Given request:
Starting from the top of the material, restate each line exactly until the line that contains "plt.rcParams['font.family'] = ['Noto", which is also copied. Pictures are excluded.

Material:

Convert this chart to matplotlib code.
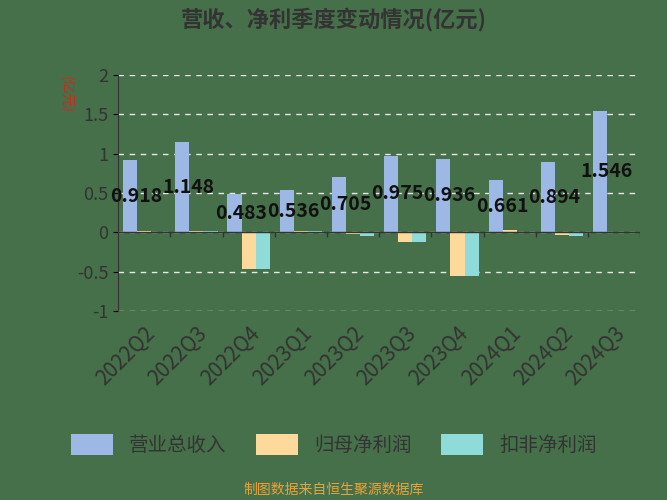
import matplotlib
matplotlib.use("Agg")
import matplotlib.pyplot as plt
import numpy as np

plt.rcParams['font.family'] = ['Noto Sans CJK SC']

categories = ["2022Q2","2022Q3","2022Q4","2023Q1","2023Q2","2023Q3","2023Q4","2024Q1","2024Q2","2024Q3"]
revenue = [0.918,1.148,0.483,0.536,0.705,0.975,0.936,0.661,0.894,1.546]
net_profit = [0.02,0.02,-0.47,0.02,-0.02,-0.12,-0.55,0.03,-0.03,0.01]
deducted = [0.005,0.02,-0.47,0.02,-0.05,-0.12,-0.55,0.01,-0.05,0.01]
yticks = [-1,-0.5,0,0.5,1,1.5,2]
yticklabels = ["-1","-0.5","0","0.5","1","1.5","2"]

bg = "#46704a"
fig = plt.figure(figsize=(6.67,5.0), dpi=100, facecolor=bg)
ax = fig.add_axes([0.177,0.378,0.783,0.472], facecolor=bg)
x = np.arange(len(categories))
w = 0.27
ax.bar(x-w, revenue, w, color="#9db8e4", label="营业总收入")
ax.bar(x, net_profit, w, color="#fdd99b", label="归母净利润")
ax.bar(x+w, deducted, w, color="#8fdbd9", label="扣非净利润")
for i,v in enumerate(revenue):
    ax.text(i-0.15, v/2, f"{v:g}", ha="center", va="center", fontsize=14, fontweight="bold", color="#111111")
ax.set_ylim(-1,2)
ax.set_xlim(-0.5,len(categories)-0.5)
ax.set_yticks(yticks)
ax.set_yticklabels(yticklabels, fontsize=13, color="#333333")
ax.yaxis.grid(True, linestyle=(0,(4,4)), color="#e8e8e8", linewidth=1)
ax.set_axisbelow(True)
ax.set_xticks(x)
ax.set_xticklabels(categories, rotation=45, ha="right", rotation_mode="anchor", fontsize=15, color="#333333")
ax.tick_params(axis="x", length=0, pad=8)
ax.axhline(0, color="#333333", linewidth=1)
ax.vlines(np.arange(1, len(categories)+1)-0.5, -0.06, 0, color="#333333", linewidth=1)
ax.spines['bottom'].set_visible(False)
ax.spines['left'].set_color("#333333")
ax.spines['top'].set_visible(False)
ax.spines['right'].set_visible(False)
fig.text(0.098,0.81,"(亿元)", rotation=-90, color="#cc2b1b", fontsize=10, ha="center", va="center")
fig.text(0.5,0.962,"营收、净利季度变动情况(亿元)", ha="center", va="center", fontsize=16, fontweight="bold", color="#333333")
leg = fig.legend(loc="center", bbox_to_anchor=(0.5,0.11), ncol=3, frameon=False, fontsize=14,
                 handlelength=2.2, handleheight=1.3, columnspacing=1.5, labelcolor="#333333")
fig.text(0.5,0.02,"制图数据来自恒生聚源数据库", ha="center", va="center", fontsize=10, color="#e8a33a")
fig.savefig("out.png", dpi=100, facecolor=bg)
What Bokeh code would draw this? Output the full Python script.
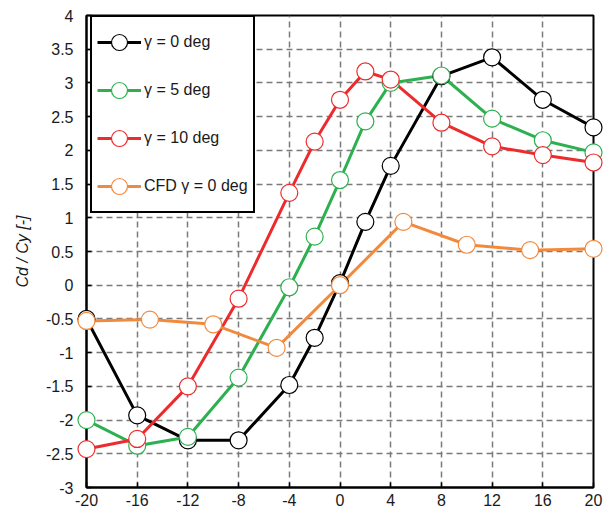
from bokeh.plotting import figure
from bokeh.models import Range1d, FixedTicker, Legend, LegendItem, ColumnDataSource
from bokeh.embed import file_html
from bokeh.resources import INLINE

# ---- data ----
x_exp = [-20, -16, -12, -8, -4, -2, 0, 2, 4, 8, 12, 16, 20]
y_g0 = [-0.50, -1.93, -2.30, -2.30, -1.48, -0.78, 0.03, 0.94, 1.77, 3.10, 3.38, 2.75, 2.34]
y_g5 = [-2.00, -2.38, -2.25, -1.37, -0.03, 0.72, 1.56, 2.43, 3.00, 3.11, 2.47, 2.15, 1.97]
y_g10 = [-2.43, -2.28, -1.50, -0.20, 1.37, 2.13, 2.75, 3.17, 3.05, 2.41, 2.06, 1.93, 1.82]
x_cfd = [-20, -15, -10, -5, 0, 5, 10, 15, 20]
y_cfd = [-0.53, -0.51, -0.58, -0.93, 0.00, 0.94, 0.60, 0.52, 0.54]

x_ticks = [-20, -16, -12, -8, -4, 0, 4, 8, 12, 16, 20]
y_ticks = [-3, -2.5, -2, -1.5, -1, -0.5, 0, 0.5, 1, 1.5, 2, 2.5, 3, 3.5, 4]
y_tick_labels = ["-3", "-2.5", "-2", "-1.5", "-1", "-0.5", "0", "0.5", "1", "1.5", "2", "2.5", "3", "3.5", "4"]

series = [
    ("γ = 0 deg", x_exp, y_g0, "#000000"),
    ("γ = 5 deg", x_exp, y_g5, "#2DB04F"),
    ("γ = 10 deg", x_exp, y_g10, "#ED2B2C"),
    ("CFD γ = 0 deg", x_cfd, y_cfd, "#F28A3E"),
]

FONT = "Liberation Sans"

p = figure(width=603, height=513, output_backend="svg", toolbar_location=None,
           x_range=Range1d(-20, 20), y_range=Range1d(-3, 4),
           min_border_left=86, min_border_right=10, min_border_top=15, min_border_bottom=26)
p.background_fill_color = "white"
p.border_fill_color = "white"
p.outline_line_color = "black"
p.outline_line_width = 2
p.outline_line_alpha = 1

for ax in (p.xaxis[0], p.yaxis[0]):
    ax.axis_line_color = "black"
    ax.axis_line_width = 2
    ax.major_tick_in = 5
    ax.major_tick_out = 0
    ax.major_tick_line_color = "black"
    ax.major_tick_line_width = 1.5
    ax.minor_tick_line_color = None
    ax.major_label_text_font = FONT
    ax.major_label_text_font_size = "16px"
    ax.major_label_text_color = "#1a1a1a"

p.xaxis.ticker = FixedTicker(ticks=x_ticks)
p.xaxis.major_label_overrides = {t: str(t) for t in x_ticks}
p.xaxis.major_label_standoff = 6
p.yaxis.ticker = FixedTicker(ticks=y_ticks)
p.yaxis.major_label_overrides = {t: l for t, l in zip(y_ticks, y_tick_labels)}
p.yaxis.major_label_standoff = 13

p.yaxis.axis_label = "Cd / Cy [-]"
p.yaxis.axis_label_text_font = FONT
p.yaxis.axis_label_text_font_style = "italic"
p.yaxis.axis_label_text_font_size = "16px"
p.yaxis.axis_label_text_color = "#1a1a1a"
p.yaxis.axis_label_standoff = 12

for g in (p.xgrid[0], p.ygrid[0]):
    g.grid_line_color = "#7a7a7a"
    g.grid_line_width = 1.5
    g.grid_line_dash = "6 4"
p.xgrid.ticker = FixedTicker(ticks=x_ticks)
p.ygrid.ticker = FixedTicker(ticks=y_ticks)

items = []
for name, xs, ys, col in series:
    src = ColumnDataSource(dict(x=xs, y=ys))
    # small markers (hidden under the big ones) used only for the legend glyph
    small = p.scatter("x", "y", source=src, size=11, marker="circle", fill_color="white",
                      line_color=col, line_width=1.2)
    ln = p.line("x", "y", source=src, line_color=col, line_width=3)
    s = p.scatter("x", "y", source=src, size=17, marker="circle", fill_color="white",
                  line_color=col, line_width=1.2)
    s.level = "overlay"
    items.append(LegendItem(label=name, renderers=[ln, small]))

legend = Legend(items=items, location=(4, 274))
legend.border_line_color = "black"
legend.border_line_width = 2
legend.border_line_alpha = 1
legend.background_fill_color = "white"
legend.background_fill_alpha = 1
legend.padding = 5
legend.spacing = 8
legend.label_height = 40
legend.glyph_height = 40
legend.glyph_width = 44
legend.label_standoff = 3
legend.label_text_font = FONT
legend.label_text_font_size = "16px"
legend.label_text_color = "#1a1a1a"
legend.margin = 0
p.add_layout(legend, "center")

open("out.html", "w").write(file_html(p, INLINE))
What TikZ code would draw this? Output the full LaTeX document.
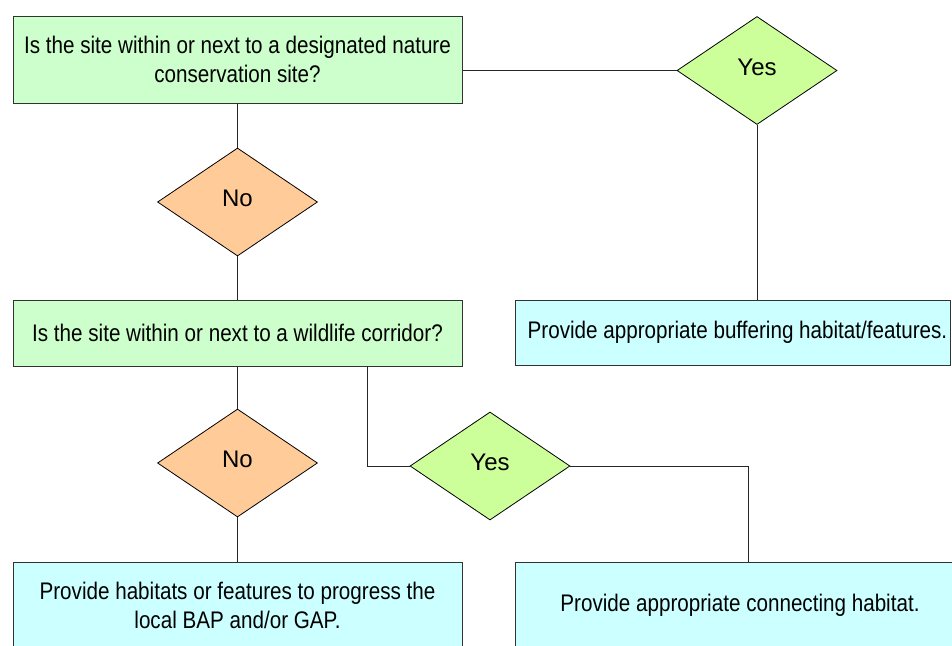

Solution:
Convert this chart to matplotlib code.
import matplotlib
matplotlib.use("Agg")
import matplotlib.pyplot as plt
import numpy as np

plt.rcParams['font.family'] = ['Noto Sans CJK SC']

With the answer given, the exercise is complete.